What needs to be done
Copy every line in the records below that contains the word "this".

══ Raw data ══

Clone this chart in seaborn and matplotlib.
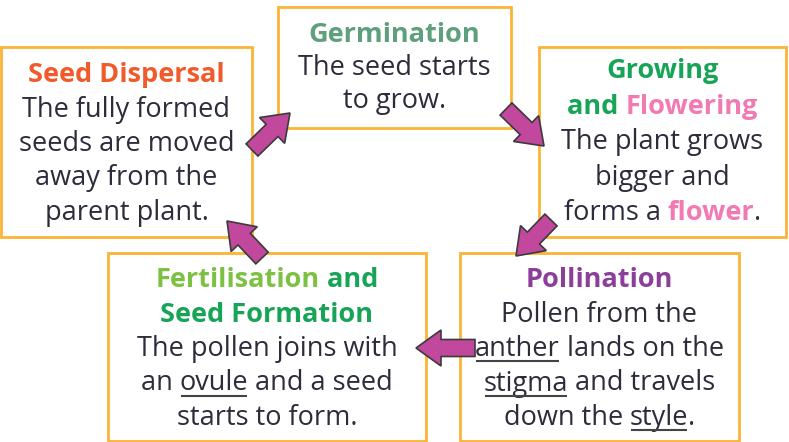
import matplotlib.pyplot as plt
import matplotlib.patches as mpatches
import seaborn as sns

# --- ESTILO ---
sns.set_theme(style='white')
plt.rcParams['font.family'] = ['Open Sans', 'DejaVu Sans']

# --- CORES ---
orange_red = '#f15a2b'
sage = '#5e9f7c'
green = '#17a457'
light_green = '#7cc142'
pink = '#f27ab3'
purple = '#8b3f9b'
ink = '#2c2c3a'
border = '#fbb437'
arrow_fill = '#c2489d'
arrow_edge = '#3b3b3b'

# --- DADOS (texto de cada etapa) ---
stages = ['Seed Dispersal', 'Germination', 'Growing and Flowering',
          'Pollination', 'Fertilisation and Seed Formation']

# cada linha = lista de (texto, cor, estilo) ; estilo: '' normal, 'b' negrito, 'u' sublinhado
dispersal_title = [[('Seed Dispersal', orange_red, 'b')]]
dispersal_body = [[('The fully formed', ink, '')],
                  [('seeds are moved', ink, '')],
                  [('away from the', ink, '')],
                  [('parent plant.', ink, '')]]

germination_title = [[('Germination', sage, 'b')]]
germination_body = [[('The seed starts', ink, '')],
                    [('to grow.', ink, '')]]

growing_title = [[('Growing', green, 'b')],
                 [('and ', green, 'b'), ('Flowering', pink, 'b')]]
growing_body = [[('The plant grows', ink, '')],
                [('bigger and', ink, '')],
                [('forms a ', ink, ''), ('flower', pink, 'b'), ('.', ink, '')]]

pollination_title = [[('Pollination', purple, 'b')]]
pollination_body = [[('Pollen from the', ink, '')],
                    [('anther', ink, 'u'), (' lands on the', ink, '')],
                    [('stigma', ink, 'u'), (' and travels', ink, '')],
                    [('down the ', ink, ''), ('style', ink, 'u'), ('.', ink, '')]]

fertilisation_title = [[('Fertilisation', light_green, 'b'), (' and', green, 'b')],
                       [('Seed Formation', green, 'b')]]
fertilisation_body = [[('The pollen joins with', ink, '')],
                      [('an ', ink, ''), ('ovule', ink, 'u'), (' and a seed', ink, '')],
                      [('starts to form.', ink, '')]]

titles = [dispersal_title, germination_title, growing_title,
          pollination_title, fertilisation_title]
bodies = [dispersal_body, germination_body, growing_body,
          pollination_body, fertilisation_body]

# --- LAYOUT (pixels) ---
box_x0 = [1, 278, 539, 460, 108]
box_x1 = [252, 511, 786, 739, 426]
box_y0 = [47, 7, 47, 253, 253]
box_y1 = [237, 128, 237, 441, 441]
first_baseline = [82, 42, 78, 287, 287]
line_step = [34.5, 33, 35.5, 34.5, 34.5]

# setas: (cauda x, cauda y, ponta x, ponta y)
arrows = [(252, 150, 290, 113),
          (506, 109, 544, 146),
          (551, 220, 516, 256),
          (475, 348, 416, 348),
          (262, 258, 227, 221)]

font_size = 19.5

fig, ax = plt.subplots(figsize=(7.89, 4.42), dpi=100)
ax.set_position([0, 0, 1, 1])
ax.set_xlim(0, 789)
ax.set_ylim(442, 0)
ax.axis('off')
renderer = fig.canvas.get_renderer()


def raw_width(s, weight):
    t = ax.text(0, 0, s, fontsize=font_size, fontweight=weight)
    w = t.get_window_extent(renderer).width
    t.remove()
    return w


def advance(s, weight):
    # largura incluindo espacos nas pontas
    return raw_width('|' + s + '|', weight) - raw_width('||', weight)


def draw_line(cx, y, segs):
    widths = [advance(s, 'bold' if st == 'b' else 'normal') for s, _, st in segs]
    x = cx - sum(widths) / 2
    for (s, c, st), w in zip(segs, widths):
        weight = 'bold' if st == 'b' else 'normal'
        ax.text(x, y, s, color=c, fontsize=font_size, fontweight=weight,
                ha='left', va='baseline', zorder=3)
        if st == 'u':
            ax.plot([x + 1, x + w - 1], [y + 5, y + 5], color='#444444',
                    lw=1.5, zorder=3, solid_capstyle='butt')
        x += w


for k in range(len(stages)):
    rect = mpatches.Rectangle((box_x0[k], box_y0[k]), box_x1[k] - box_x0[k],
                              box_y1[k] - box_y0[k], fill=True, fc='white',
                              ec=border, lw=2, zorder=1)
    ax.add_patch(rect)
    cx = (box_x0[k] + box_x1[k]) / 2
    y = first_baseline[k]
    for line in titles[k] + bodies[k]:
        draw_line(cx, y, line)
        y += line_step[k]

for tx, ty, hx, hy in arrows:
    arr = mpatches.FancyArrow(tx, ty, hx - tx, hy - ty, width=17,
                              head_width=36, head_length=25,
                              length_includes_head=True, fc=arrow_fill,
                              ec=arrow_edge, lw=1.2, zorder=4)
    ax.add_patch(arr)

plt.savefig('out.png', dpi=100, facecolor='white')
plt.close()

═══
══ Raw data ══

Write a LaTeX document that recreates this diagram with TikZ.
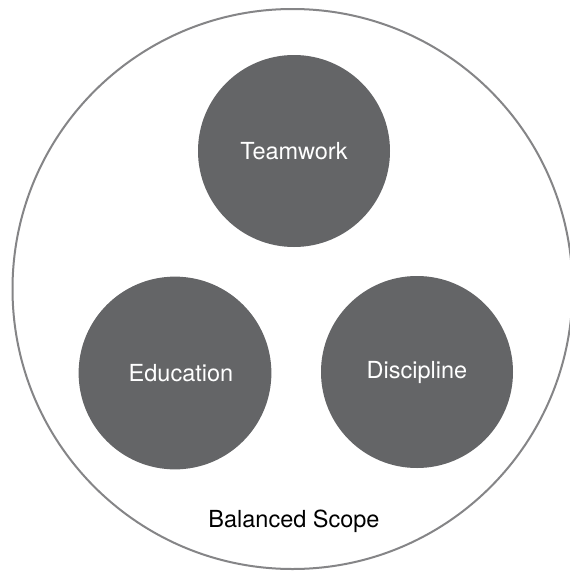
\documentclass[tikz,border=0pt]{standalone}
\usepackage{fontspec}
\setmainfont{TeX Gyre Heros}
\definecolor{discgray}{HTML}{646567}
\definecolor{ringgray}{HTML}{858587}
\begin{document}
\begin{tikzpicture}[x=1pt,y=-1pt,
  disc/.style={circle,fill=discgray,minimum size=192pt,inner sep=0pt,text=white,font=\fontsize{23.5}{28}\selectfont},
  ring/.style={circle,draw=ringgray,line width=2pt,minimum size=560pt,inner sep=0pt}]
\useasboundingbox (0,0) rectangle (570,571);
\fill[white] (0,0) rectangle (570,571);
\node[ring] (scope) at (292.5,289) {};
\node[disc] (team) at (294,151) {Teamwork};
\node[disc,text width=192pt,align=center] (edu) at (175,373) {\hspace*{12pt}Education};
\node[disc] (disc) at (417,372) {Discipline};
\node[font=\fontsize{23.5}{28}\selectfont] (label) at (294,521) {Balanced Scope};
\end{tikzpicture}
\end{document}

═══
══ Raw data ══

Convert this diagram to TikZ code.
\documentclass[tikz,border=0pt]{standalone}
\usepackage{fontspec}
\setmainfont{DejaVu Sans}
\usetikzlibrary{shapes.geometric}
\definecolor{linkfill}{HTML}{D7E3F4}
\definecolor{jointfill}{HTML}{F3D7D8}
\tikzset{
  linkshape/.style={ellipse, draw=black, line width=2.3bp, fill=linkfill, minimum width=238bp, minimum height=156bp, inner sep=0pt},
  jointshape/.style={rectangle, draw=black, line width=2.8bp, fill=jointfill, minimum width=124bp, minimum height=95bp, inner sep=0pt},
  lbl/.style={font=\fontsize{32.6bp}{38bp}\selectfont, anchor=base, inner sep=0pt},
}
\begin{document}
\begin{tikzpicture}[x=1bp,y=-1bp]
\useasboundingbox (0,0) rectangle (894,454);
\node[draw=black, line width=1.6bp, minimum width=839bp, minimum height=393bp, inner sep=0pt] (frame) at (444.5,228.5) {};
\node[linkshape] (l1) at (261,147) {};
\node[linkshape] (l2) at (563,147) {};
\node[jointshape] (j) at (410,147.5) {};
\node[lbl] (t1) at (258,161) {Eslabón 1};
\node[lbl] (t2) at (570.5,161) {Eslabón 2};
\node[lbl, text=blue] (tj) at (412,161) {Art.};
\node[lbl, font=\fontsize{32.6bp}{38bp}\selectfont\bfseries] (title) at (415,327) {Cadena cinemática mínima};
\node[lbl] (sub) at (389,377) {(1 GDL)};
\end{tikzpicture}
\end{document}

═══

Result of the exercise
Clone this chart in seaborn and matplotlib.
Write a LaTeX document that recreates this diagram with TikZ.
Convert this diagram to TikZ code.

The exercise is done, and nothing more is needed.